Plain as is the fare, it was better than the old man had existed on for years; but though better it was not his dinner. He was not sitting in his old chair, at his own old table, round which his children had once gathered. He had not planted the cabbage, and tended it while it grew, and cut it himself. So it was, all through the workhouse life. The dormitories were clean, but the ward was not his old bedroom up the worm-eaten steps, with the slanting ceiling, where as he woke in the morning he could hear the sparrows chirping, the chaffinch calling, and the lark singing aloft. There was a garden attached to the workhouse, where he could do a little if he liked, but it was not his garden. He missed his plum-trees and apples, and the tall pear, and the lowly elder hedge. He looked round raising his head with difficulty, and he could not see the sign-post, nor the familiar red-bricked farmhouse. He knew all the rain that had fallen must have come through the thatch of the old cottage in at least one place, and he would have liked to have gone and rethatched it with trembling hand. At home he could lift the latch of the garden gate and go down the road when he wished. Here he could not go outside the boundary—it was against the regulations. Everything to appearance had been monotonous in the cottage—but there he did not feel it monotonous.

At the workhouse the monotony weighed upon him. He used to think as he lay awake in bed that when the spring came nothing should keep him in this place. He would take his discharge and go out, and borrow a hoe from somebody, and go and do a bit of work again, and be about in the fields. That was his one hope all through his first winter. Nothing else enlivened it, except an occasional little present of tobacco from the guardians who knew him. The spring came, but the rain was ceaseless. No work of the kind he could do was possible in such weather. Still there was the summer, but the summer was no improvement; in the autumn he felt weak, and was not able to walk far. The chance for which he had waited had gone. Again the winter came, and he now rapidly grew more feeble.

When once an aged man gives up, it seems strange at first that he should be so utterly helpless. In the infirmary the real benefit of the workhouse reached him. The food, the little luxuries, the attention were far superior to anything he could possibly have had at home. But still it was not home. The windows did not permit him from his bed to see the leafless trees or the dark woods and distant hills. Left to himself, it is certain that of choice he would have crawled under a rick, or into a hedge, if he could not have reached his cottage.

The end came very slowly; he ceased to exist by imperceptible degrees, like an oak-tree. He remained for days in a semi-unconscious state, neither moving nor speaking. It happened at last. In the grey of the winter dawn, as the stars paled and the whitened grass was stiff with hoar frost, and the rime coated every branch of the tall elms, as the milker came from the pen and the young ploughboy whistled down the road to his work, the spirit of the aged man departed.

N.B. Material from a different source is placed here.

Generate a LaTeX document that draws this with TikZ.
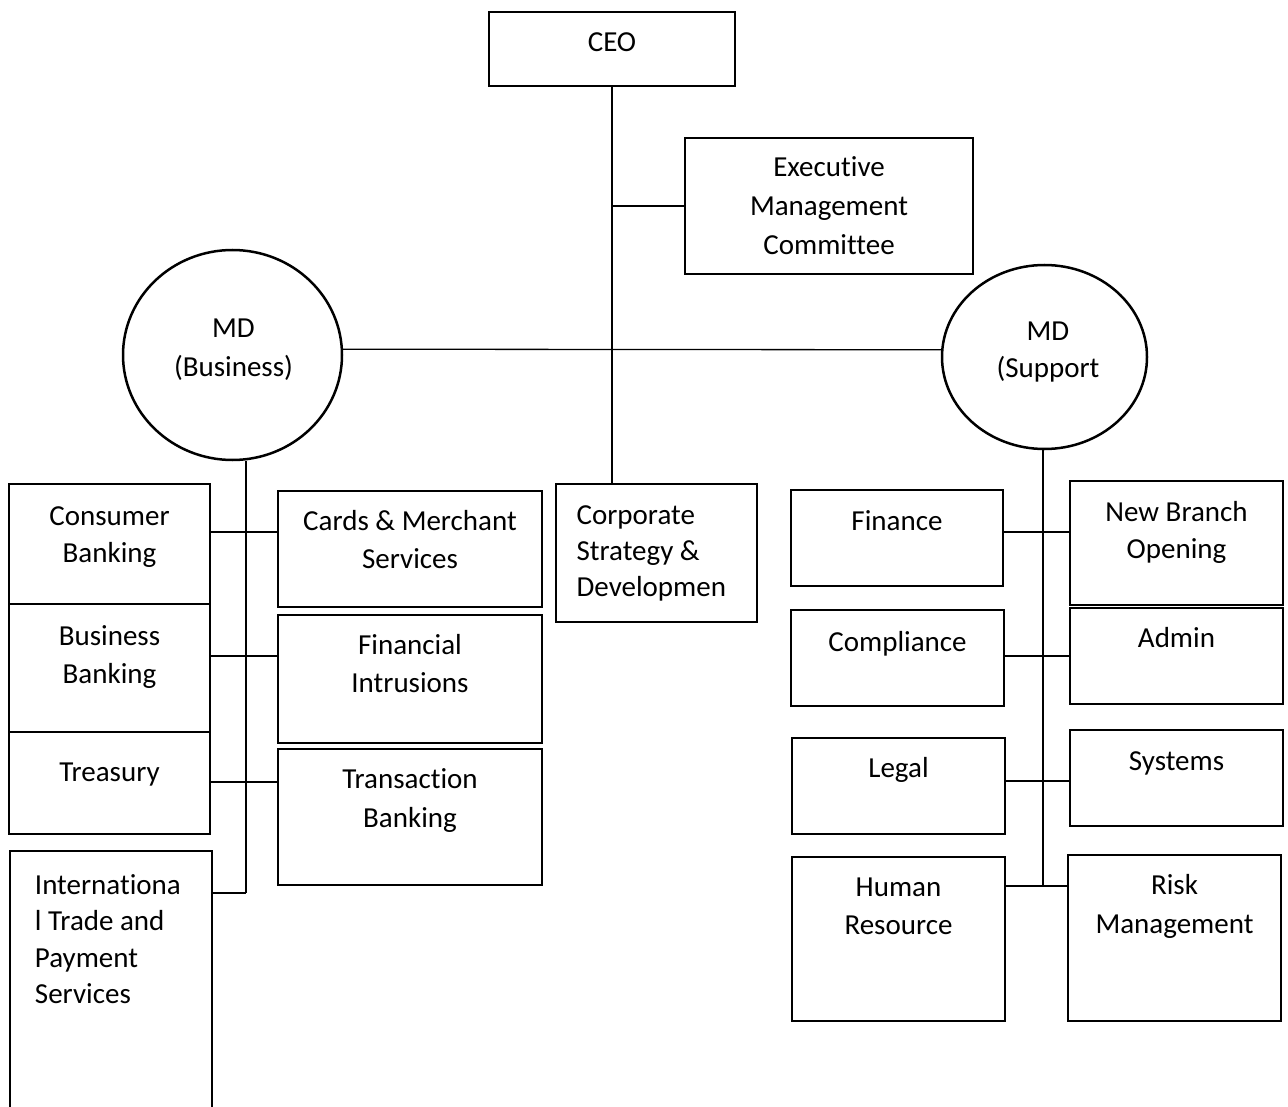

What amount of production did that old man's life of labour represent? What value must be put upon the service of the son that fought in India; of the son that worked in Australia; of the daughter in New Zealand, whose children will help to build up a new nation? These things surely have their value. Hodge died, and the very grave-digger grumbled as he delved through the earth hard-bound in the iron frost, for it jarred his hand and might break his spade. The low mound will soon be level, and the place of his burial shall not be known.